Why Risk Management Is the Foundation of Trading

Many traders focus obsessively on finding the perfect entry, but the traders who survive and thrive long-term are those who master risk management. No strategy wins 100% of the time. What separates profitable traders from losing ones is often not win rate — it's how much they lose when they're wrong versus how much they make when they're right.

A solid risk management framework protects your capital during losing streaks and ensures you're still in the game when high-probability setups appear.

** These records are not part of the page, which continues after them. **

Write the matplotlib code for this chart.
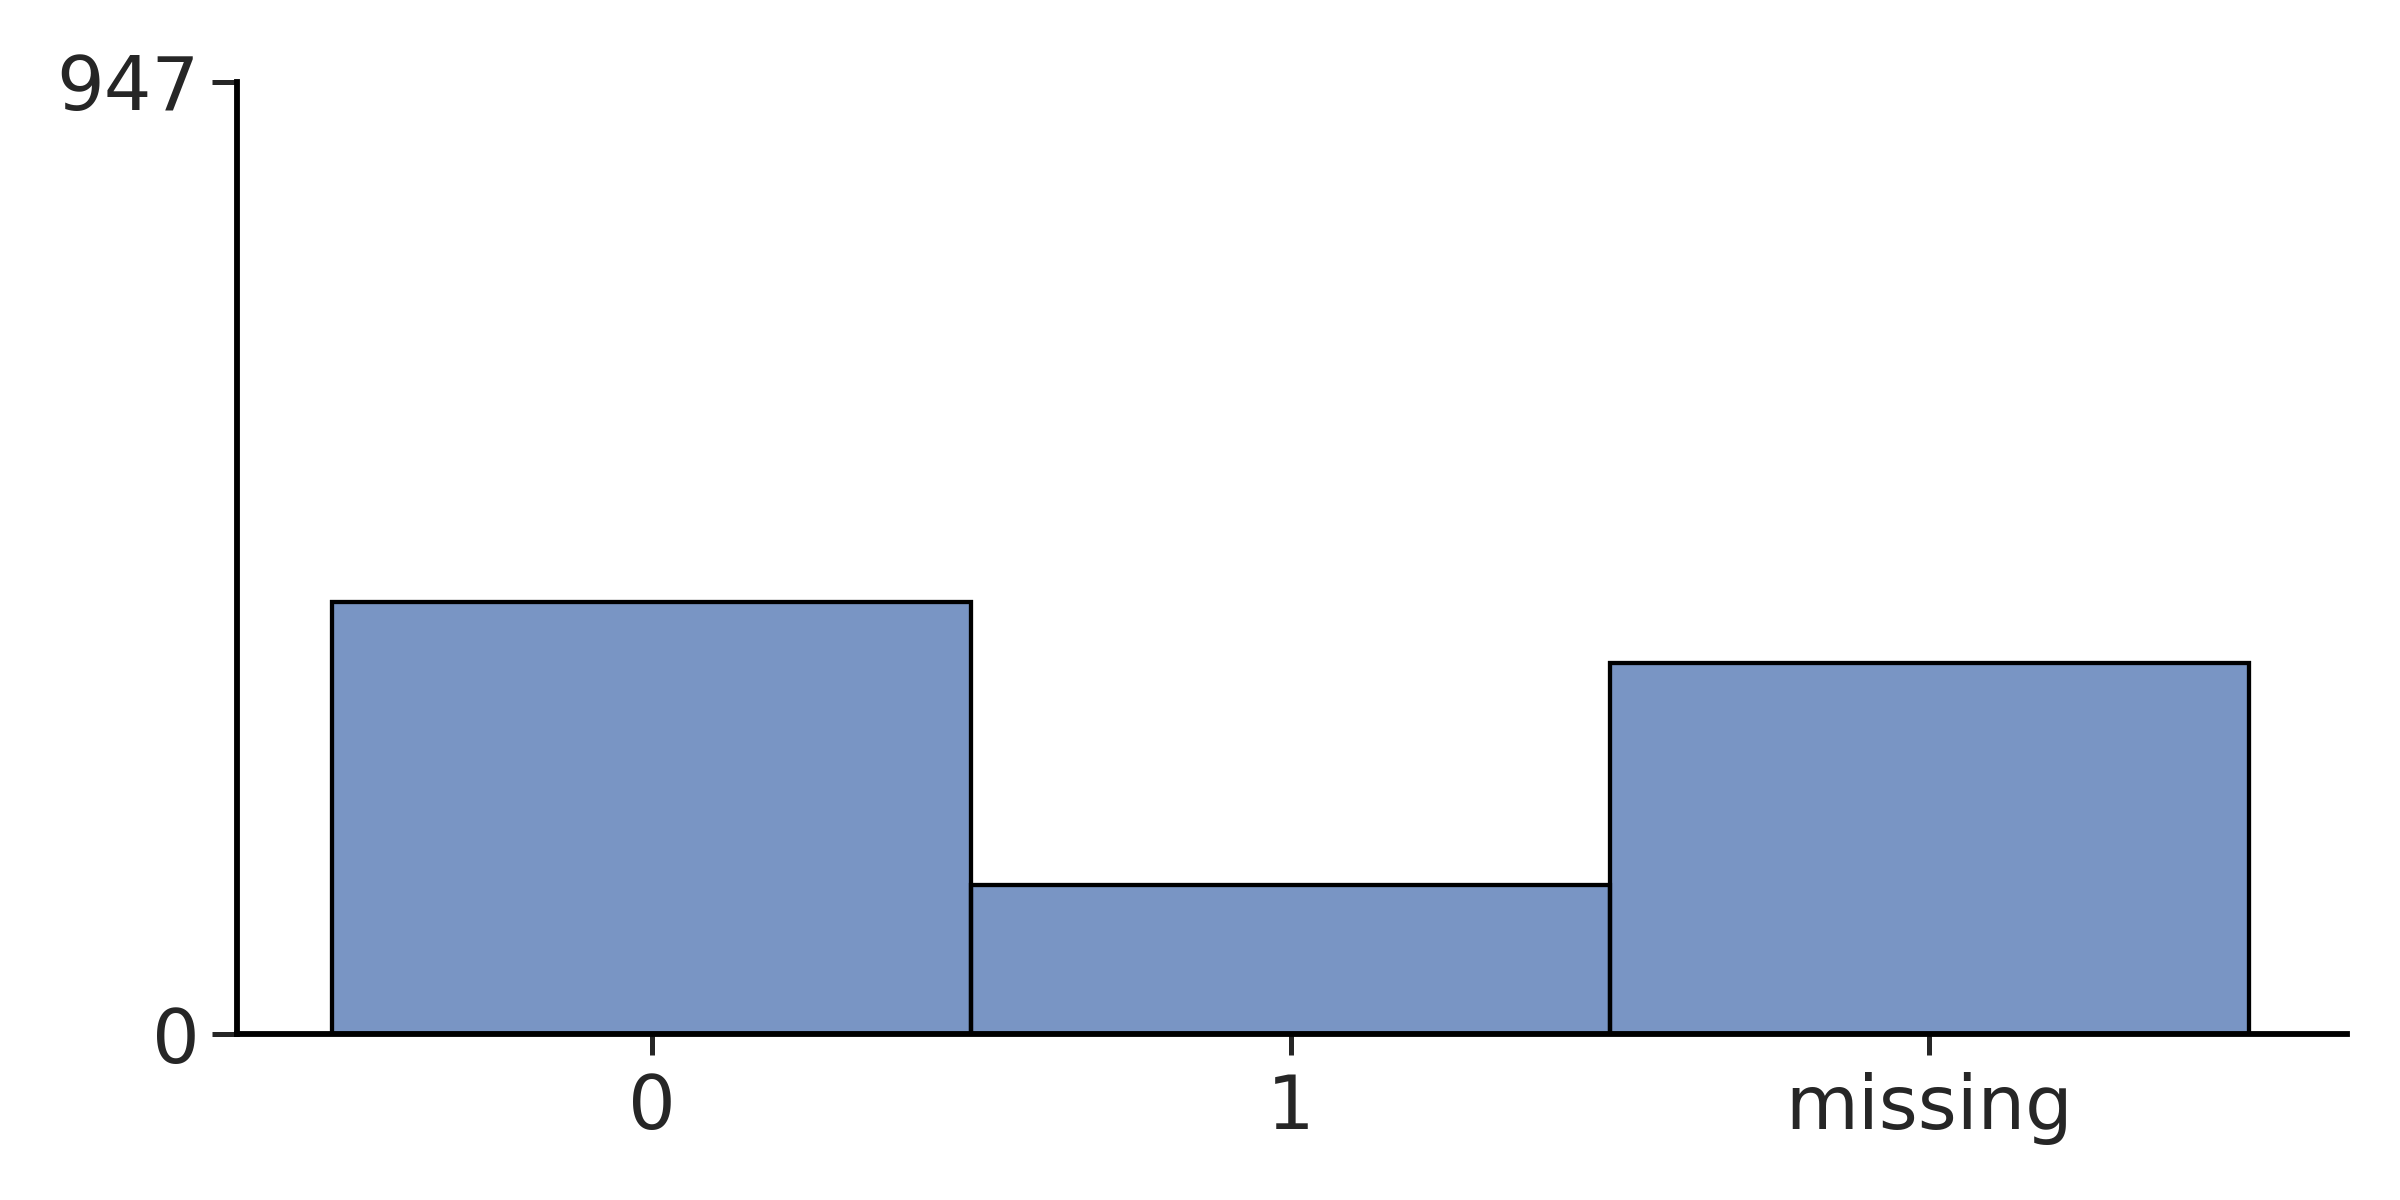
import numpy as np
import matplotlib
matplotlib.use('Agg')
import matplotlib.pyplot as plt

plt.rcParams['font.family'] = 'DejaVu Sans'

# Category counts
categories = ["0", "1", "missing"]
counts = [430, 148, 369]
y_max = 947

BAR_COLOR = "#4c72b0"
TEXT_COLOR = "#262626"

fig = plt.figure(figsize=(8, 4), dpi=300)
ax = fig.add_axes([0.0988, 0.1383, 0.8792, 0.7937])

x = np.arange(len(categories))
ax.bar(x, counts, width=1.0, color=BAR_COLOR, alpha=0.75,
       edgecolor="black", linewidth=1.0)
# redraw edges fully opaque
ax.bar(x, counts, width=1.0, facecolor="none", edgecolor="black", linewidth=1.0)

ax.set_xlim(-0.649, 2.654)
ax.set_ylim(0, y_max)
ax.set_xticks(x)
ax.set_xticklabels(categories)
ax.set_yticks([0, y_max])
ax.set_yticklabels(["0", str(y_max)])

for side in ["top", "right"]:
    ax.spines[side].set_visible(False)
for side in ["left", "bottom"]:
    ax.spines[side].set_linewidth(1.4)
    ax.spines[side].set_color("black")

ax.tick_params(axis="y", length=6, width=1.2, color=TEXT_COLOR,
               labelsize=18, labelcolor=TEXT_COLOR, pad=3)
ax.tick_params(axis="x", length=5, width=1.2, color=TEXT_COLOR,
               labelsize=18, labelcolor=TEXT_COLOR, pad=4)

fig.savefig("out.png", dpi=300)
plt.close()
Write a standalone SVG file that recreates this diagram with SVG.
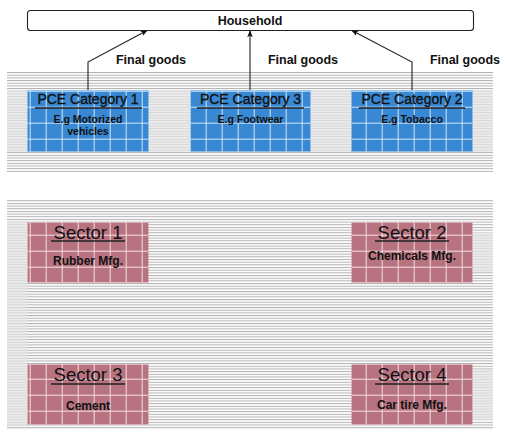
<svg xmlns="http://www.w3.org/2000/svg" width="505" height="435" viewBox="0 0 505 435">
<style>
.t{font-family:"Liberation Sans","DejaVu Sans",sans-serif;fill:#111;text-anchor:middle}
.b{font-weight:bold}
.h{stroke:#111;stroke-width:0.35}
.conn{fill:none;stroke:#222;stroke-width:1.1}
.blue{fill:url(#gridB);stroke:#8cc0ee;stroke-width:1;stroke-dasharray:1,1}
.pink{fill:url(#gridP);stroke:#e6b8c0;stroke-width:1;stroke-dasharray:1,1}
.ul{stroke:#222;stroke-width:1.4}
.band{fill:#e4e4e4;opacity:0.75}
</style>
<defs>
<pattern id="hl" patternUnits="userSpaceOnUse" width="8" height="2.67">
<rect width="8" height="2.67" fill="#fff"/>
<rect y="0" width="8" height="1" fill="#b0b0b0"/>
</pattern>
<pattern id="gridB" patternUnits="userSpaceOnUse" x="13.7" y="10.7" width="16" height="16">
<rect width="16" height="16" fill="#3888d4"/>
<rect x="0" y="0" width="16" height="1" fill="#cfe4f8"/>
<rect x="0" y="0" width="1" height="16" fill="#cfe4f8"/>
</pattern>
<pattern id="gridP" patternUnits="userSpaceOnUse" x="13.7" y="10.7" width="16" height="16">
<rect width="16" height="16" fill="#b87380"/>
<rect x="0" y="0" width="16" height="1" fill="#f3dde1"/>
<rect x="0" y="0" width="1" height="16" fill="#f3dde1"/>
</pattern>
<marker id="ah" viewBox="0 0 10 10" refX="9" refY="5" markerWidth="7" markerHeight="7" orient="auto" markerUnits="userSpaceOnUse">
<path d="M0,1 L10,5 L0,9 L2.5,5 Z" fill="#111"/>
</marker>
</defs>
<rect width="505" height="435" fill="#fff"/>
<g id="background">
<rect x="7" y="71" width="486" height="101" fill="url(#hl)"/>
<rect x="7" y="199" width="486" height="231" fill="url(#hl)"/>
<rect class="band" x="7" y="90" width="486" height="62"/>
<rect class="band" x="7" y="222" width="20" height="203"/>
<rect class="band" x="473" y="232" width="20" height="40"/>
<rect class="band" x="473" y="370" width="20" height="50"/>
</g>
<g id="household">
<rect x="27.5" y="10.5" width="446" height="20" rx="3" fill="#fff" stroke="#222" stroke-width="1.1"/>
<text class="t b" x="250" y="25" font-size="12.5">Household</text>
</g>
<g id="connectors">
<path class="conn" d="M88,90 L88,62 L147,30.5" marker-end="url(#ah)"/>
<path class="conn" d="M250,90 L250,31" marker-end="url(#ah)"/>
<path class="conn" d="M412,90 L412,62 L352,30.5" marker-end="url(#ah)"/>
<text class="t b" x="151" y="64" font-size="12.5">Final goods</text>
<text class="t b" x="303" y="64" font-size="12.5">Final goods</text>
<text class="t b" x="465" y="64" font-size="12.5">Final goods</text>
</g>
<g id="pce1">
<rect class="blue" x="27.5" y="90.5" width="121" height="61"/>
<text class="t h" x="88" y="104" font-size="14">PCE Category 1</text>
<line class="ul" x1="35" y1="108" x2="142" y2="108"/>
<text class="t b" x="88" y="123" font-size="10.5">E.g Motorized</text>
<text class="t b" x="88" y="135" font-size="10.5">vehicles</text>
</g>
<g id="pce3">
<rect class="blue" x="190.5" y="90.5" width="120" height="61"/>
<text class="t h" x="250.5" y="104" font-size="14">PCE Category 3</text>
<line class="ul" x1="197" y1="108" x2="304" y2="108"/>
<text class="t b" x="250.5" y="123" font-size="10.5">E.g Footwear</text>
</g>
<g id="pce2">
<rect class="blue" x="351.5" y="90.5" width="121" height="61"/>
<text class="t h" x="412" y="104" font-size="14">PCE Category 2</text>
<line class="ul" x1="359" y1="108" x2="465" y2="108"/>
<text class="t b" x="412" y="123" font-size="10.5">E.g Tobacco</text>
</g>
<g id="sector1">
<rect class="pink" x="27.5" y="222.5" width="121" height="60"/>
<text class="t" x="88" y="239" font-size="18.5">Sector 1</text>
<line class="ul" x1="51" y1="241" x2="125" y2="241"/>
<text class="t b" x="88" y="265" font-size="12">Rubber Mfg.</text>
</g>
<g id="sector2">
<rect class="pink" x="351.5" y="222.5" width="121" height="60"/>
<text class="t" x="412" y="239" font-size="18.5">Sector 2</text>
<line class="ul" x1="375" y1="241" x2="449" y2="241"/>
<text class="t b" x="412" y="260" font-size="12">Chemicals Mfg.</text>
</g>
<g id="sector3">
<rect class="pink" x="27.5" y="364.5" width="121" height="60"/>
<text class="t" x="88" y="381" font-size="18.5">Sector 3</text>
<line class="ul" x1="51" y1="384" x2="125" y2="384"/>
<text class="t b" x="88" y="410" font-size="12">Cement</text>
</g>
<g id="sector4">
<rect class="pink" x="351.5" y="364.5" width="121" height="60"/>
<text class="t" x="412" y="381" font-size="18.5">Sector 4</text>
<line class="ul" x1="375" y1="384" x2="449" y2="384"/>
<text class="t b" x="412" y="409" font-size="12">Car tire Mfg.</text>
</g>
</svg>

The 1% Rule: The Core Principle

The most widely recommended rule for retail Forex traders is to never risk more than 1–2% of your trading account on any single trade. This is known as the 1% Rule.

Here's why it works: if you lose 10 trades in a row risking 1% each, you've lost approximately 10% of your account — painful, but recoverable. If you risk 10% per trade and lose 10 in a row, your account is gone.

Example: Calculating Risk in Dollars

  • Account balance: $5,000
  • Risk per trade (1%): $50
  • Stop-loss distance: 40 pips on EUR/USD
  • Pip value (mini lot): ~$1 per pip
  • Maximum lot size: $50 ÷ 40 pips = 1.25 mini lots (or 0.125 standard lots)

Adjust your lot size to fit the stop-loss distance — never adjust your stop-loss to fit a pre-determined lot size.

Stop-Loss Placement: Structure Over Convenience

A stop-loss should be placed at a logical level in the chart — not just a round number or a fixed pip distance. Logical stop-loss placement uses:

  • Below the most recent swing low (for long trades)
  • Above the most recent swing high (for short trades)
  • Beyond key support or resistance levels
  • Outside of a consolidation range you expect the price to stay within

Add a small buffer (5–10 pips on major pairs) beyond the structural level to account for spread and wicks.

Risk-to-Reward Ratio

Equally important as limiting losses is ensuring your potential reward justifies the risk. Most professional traders target a minimum 1:2 risk-to-reward ratio — meaning if you're risking 40 pips, you're targeting at least 80 pips profit.

Risk:RewardWin Rate Needed to Break Even
1:150%
1:234%
1:325%

This table shows that with a 1:3 risk-to-reward ratio, you can be wrong 75% of the time and still break even. Higher reward ratios give you more room to be wrong.

Leverage: Use It Carefully

Leverage is a double-edged sword. While it can amplify profits, it magnifies losses equally. Many retail traders blow their accounts by over-leveraging positions.

As a general guideline:

  • Beginners: Use no more than 10:1 effective leverage.
  • Intermediate: Up to 20:1 with proven risk controls.
  • Advanced: Higher leverage only with strict position sizing and deep experience.

Your broker may offer 100:1 or more. That doesn't mean you should use it.

Drawdown and Psychological Resilience

A drawdown is the peak-to-trough decline in your account equity during a losing period. Every trading strategy experiences drawdowns — the key is keeping them manageable. A trader who risks 1% per trade might experience a 10–15% drawdown during a rough patch. A trader risking 10% per trade might see 50–70% drawdowns that are psychologically and financially devastating.

Building Your Risk Management Checklist

  1. Define maximum risk per trade (1–2% of account).
  2. Calculate position size based on stop-loss distance.
  3. Ensure reward is at least 2x the risk before entering.
  4. Never move a stop-loss further away after entry.
  5. Reduce position size after a losing streak.
  6. Review your overall exposure — avoid being heavily exposed to correlated pairs simultaneously.

Risk management isn't exciting, but it is the single most important factor in your long-term trading survival.